I respect your opinion and your experience but I can tell exactly where sounds are coming from in my FPS games and I have none of the features you've mentioned. DACs, amps, headphones-- these are all sound reproduction devices. They can reproduce any possible audio signal. No special hardware is required to reproduce the sound of something that's behind you or off to one side. Saying that particular hardware is required for audio positioning is like saying a specific monitor is required to use image effects in Photoshop. If one of your games is missing accurate audio positioning unless you enable a hardware feature that is simply because the game designers chose not to implement it directly into the game.
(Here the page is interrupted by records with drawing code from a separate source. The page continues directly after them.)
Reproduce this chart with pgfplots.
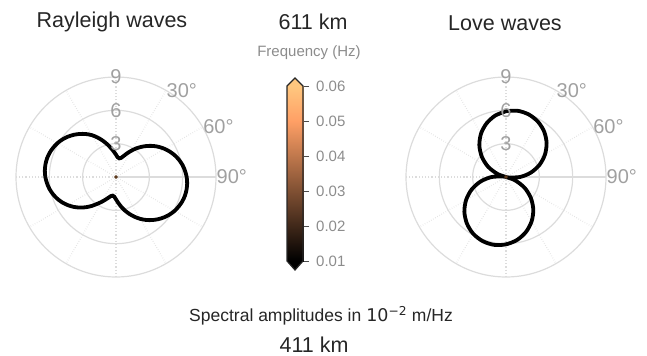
\documentclass[border=0pt]{standalone}
\usepackage{fontspec}
\setmainfont{Liberation Sans}
\newfontfamily\dejavu{DejaVu Sans}
\usepackage{pgfplots}
\usepackage{pgfplotstable}
\pgfplotsset{compat=1.18}
\usepgfplotslibrary{polar}

\definecolor{gridc}{HTML}{DCDCDC}
\definecolor{labc}{HTML}{A0A0A0}
\definecolor{cbl}{HTML}{8C8C8C}
\definecolor{titc}{HTML}{262626}
\definecolor{dotc}{HTML}{5C3A1E}

\pgfplotsset{
  colormap={copper}{rgb(0cm)=(0,0,0) rgb(8cm)=(1,0.625,0.398) rgb(10cm)=(1,0.7812,0.4975)},
  mypolar/.style={
    scale only axis, width=200bp, height=200bp, anchor=center,
    ymin=0, ymax=9, clip=false,
    xtick={30,60,120,150,210,240,300,330},
    extra x ticks={0,90,180,270},
    extra x tick style={major grid style={solid, gridc, line width=1.2bp}, xticklabels={}},
    xticklabels={}, yticklabels={},
    ytick={3,6},
    xmajorgrids, ymajorgrids,
    major x grid style={dotted, gridc, line width=1.3bp},
    major y grid style={solid, gridc, line width=1.2bp},
    axis line style={gridc, line width=1.2bp},
    major tick length=0pt,
  },
}

% azimuth (deg, clockwise from north)  amplitude (1e-2 m/Hz)
\pgfplotstableread{
az r
0 2.01
5 1.78
10 1.70
15 1.78
20 2.01
25 2.34
30 2.72
35 3.13
40 3.54
45 3.95
50 4.35
55 4.72
60 5.06
65 5.37
70 5.65
75 5.89
80 6.09
85 6.24
90 6.36
95 6.43
100 6.45
105 6.43
110 6.36
115 6.24
120 6.09
125 5.89
130 5.65
135 5.37
140 5.06
145 4.72
150 4.35
155 3.95
160 3.54
165 3.13
170 2.72
175 2.34
180 2.01
185 1.78
190 1.70
195 1.78
200 1.98
205 2.25
210 2.58
215 2.95
220 3.40
225 3.85
230 4.28
235 4.68
240 5.04
245 5.37
250 5.65
255 5.89
260 6.09
265 6.24
270 6.36
275 6.43
280 6.45
285 6.43
290 6.36
295 6.24
300 6.09
305 5.89
310 5.65
315 5.37
320 5.06
325 4.72
330 4.35
335 3.92
340 3.48
345 3.05
350 2.65
355 2.30
360 2.01
}\rayleigh

\pgfplotstableread{
az r
0 5.92
10 6.05
20 5.99
30 5.75
40 5.34
50 4.77
60 4.05
70 3.21
80 2.27
90 1.26
100 0.21
102 0
110 0.86
120 1.92
130 2.91
140 3.82
150 4.61
160 5.26
170 5.75
180 6.06
190 6.20
200 6.14
210 5.90
220 5.47
230 4.89
240 4.15
250 3.29
260 2.32
270 1.29
280 0.22
282 0
290 0.84
300 1.87
310 2.84
320 3.73
330 4.50
340 5.13
350 5.61
360 5.92
}\love

\newcommand{\fs}[1]{\fontsize{#1bp}{#1bp}\selectfont}

\begin{document}
\begin{tikzpicture}
\path[use as bounding box] (0,0) rectangle (647bp,-356bp);

% Rayleigh
\begin{polaraxis}[mypolar, at={(116bp,-177bp)}]
\addplot[black, line width=3.8bp, smooth, tension=0.5] table[x expr={90-\thisrow{az}}, y=r] {\rayleigh};
\addplot[only marks, mark=*, mark size=1.6bp, dotc] coordinates {(0,0)};
\node[labc, font=\fs{20}, inner sep=0pt] at (axis cs:90,9) {9};
\node[labc, font=\fs{20}, inner sep=0pt] at (axis cs:90,6) {6};
\node[labc, font=\fs{20}, inner sep=0pt] at (axis cs:90,3) {3};
\node[labc, font=\fs{20}, inner sep=0.5bp, anchor=west] at (axis cs:60,9) {30°};
\node[labc, font=\fs{20}, inner sep=0.5bp, anchor=west] at (axis cs:30,9) {60°};
\node[labc, font=\fs{20}, inner sep=0.5bp, anchor=west] at (axis cs:0,9) {90°};
\end{polaraxis}

% Love
\begin{polaraxis}[mypolar, at={(506bp,-177bp)}]
\addplot[black, line width=3.8bp, smooth, tension=0.5] table[x expr={90-\thisrow{az}}, y=r] {\love};
\addplot[only marks, mark=*, mark size=1.6bp, dotc] coordinates {(0,0)};
\node[labc, font=\fs{20}, inner sep=0pt] at (axis cs:90,9) {9};
\node[labc, font=\fs{20}, inner sep=0pt] at (axis cs:90,6) {6};
\node[labc, font=\fs{20}, inner sep=0pt] at (axis cs:90,3) {3};
\node[labc, font=\fs{20}, inner sep=0.5bp, anchor=west] at (axis cs:60,9) {30°};
\node[labc, font=\fs{20}, inner sep=0.5bp, anchor=west] at (axis cs:30,9) {60°};
\node[labc, font=\fs{20}, inner sep=0.5bp, anchor=west] at (axis cs:0,9) {90°};
\end{polaraxis}

% colorbar
\begin{axis}[at={(287bp,-261bp)}, anchor=south west, scale only axis,
  width=16bp, height=175bp, xmin=0, xmax=1, ymin=0.01, ymax=0.06,
  colormap name=copper, point meta min=0.01, point meta max=0.06,
  axis line style={draw=none}, xtick=\empty,
  ytick={0.01,0.02,0.03,0.04,0.05,0.06}, ytick pos=right, tick align=outside,
  scaled y ticks=false,
  major tick length=6bp, tick style={draw=black!70, line width=0.8bp},
  yticklabel style={cbl, font=\fs{15}, inner xsep=2bp, xshift=5bp},
  /pgf/number format/fixed, /pgf/number format/fixed zerofill,
  /pgf/number format/precision=2, /pgf/number format/assume math mode=true,
  ]
\addplot[surf, shader=interp, mesh/cols=2, point meta=y] coordinates {(0,0.01) (1,0.01) (0,0.06) (1,0.06)};
\end{axis}
\fill[black] (287bp,-261bp) -- (295bp,-270bp) -- (303bp,-261bp) -- cycle;
\fill[color={rgb,1:red,1;green,0.7812;blue,0.4975}] (287bp,-86bp) -- (295bp,-78bp) -- (303bp,-86bp) -- cycle;
\draw[black!85, line width=1.2bp, line join=miter] (287bp,-86bp) -- (295bp,-78bp) -- (303bp,-86bp) -- (303bp,-261bp) -- (295bp,-270bp) -- (287bp,-261bp) -- cycle;

% texts
\node[titc, font=\fs{21.5}] at (112bp,-22bp) {Rayleigh waves};
\node[titc, font=\fs{21.5}] at (313bp,-22bp) {611 km};
\node[titc, font=\fs{21.5}] at (505bp,-23bp) {Love waves};
\node[cbl, font=\fs{15}] at (309bp,-53bp) {Frequency (Hz)};
\node[titc, font=\fs{17.5}] at (321bp,-316bp) {Spectral amplitudes in {\dejavu 10\textsuperscript{−2}} m/Hz};
\node[titc, font=\fs{21.5}] at (314bp,-345bp) {411 km};
\end{tikzpicture}
\end{document}
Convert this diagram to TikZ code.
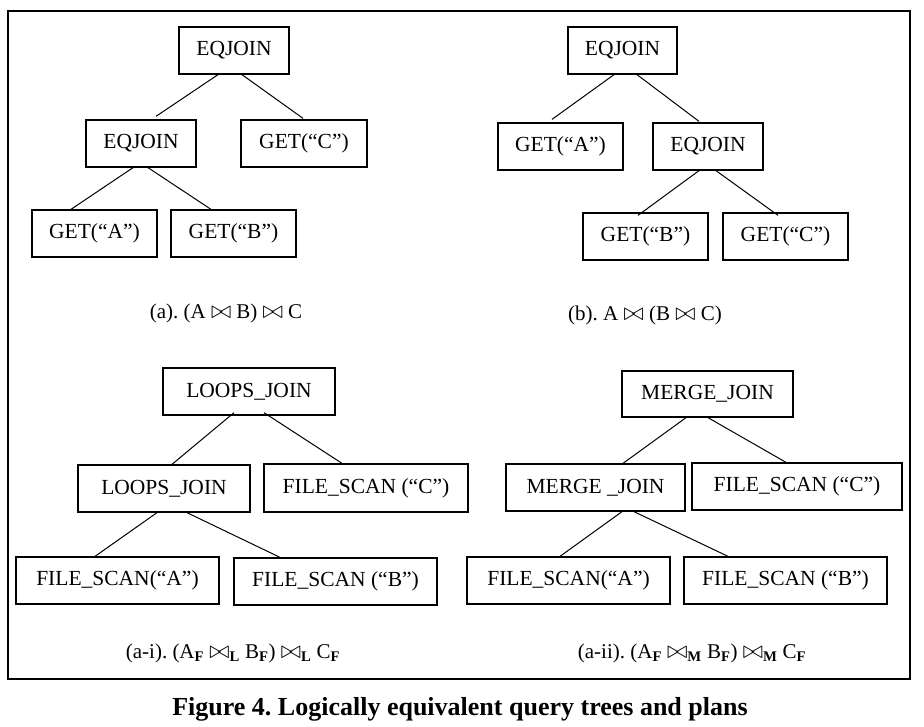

If they had, the hardware wouldn't be required. I've played Counter-Strike and Battlefield for years and have never once experienced a sound whose positioning wasn't obvious. Gun shots behind me come from behind me. Footsteps to my right come from the right. I can tell exactly what direction a sound is coming from and how far away from me it is. Its built into the game like it should be.

 

I'll respect your opinion too - but lets agree to disagree.  Unless your Mobo has some form of dsp built-in, from my experience you will not get as accurate cues as you can from an add-on card with those cues.  Quick question - have you actually tried (so you can compare) either Dolby hph or CMSS3D?

 

Perhaps (if you were interested) also discuss in NamelessFPG's thread (Chris is far more knowledgeable than I) - http://www.head-fi.org/t/593050/the-nameless-guide-to-pc-gaming-audio-with-binaural-headphone-surround-sound.

 

Anyway - each to his own.  I know the difference I heard - and have no regrets going to a proper dsp enabled card.


Edited by Brooko - 11/1/12 at 8:03pm
post #2085 of 8987
Quote:
Originally Posted by linglingjr View Post

If you take off the back grills it will open up the sound stage a lot more. They work really well for gaming, I use them with bf3 all the time and I always have a good idea of where Im getting shot from.
Aren't you afraid you'll damage the drivers?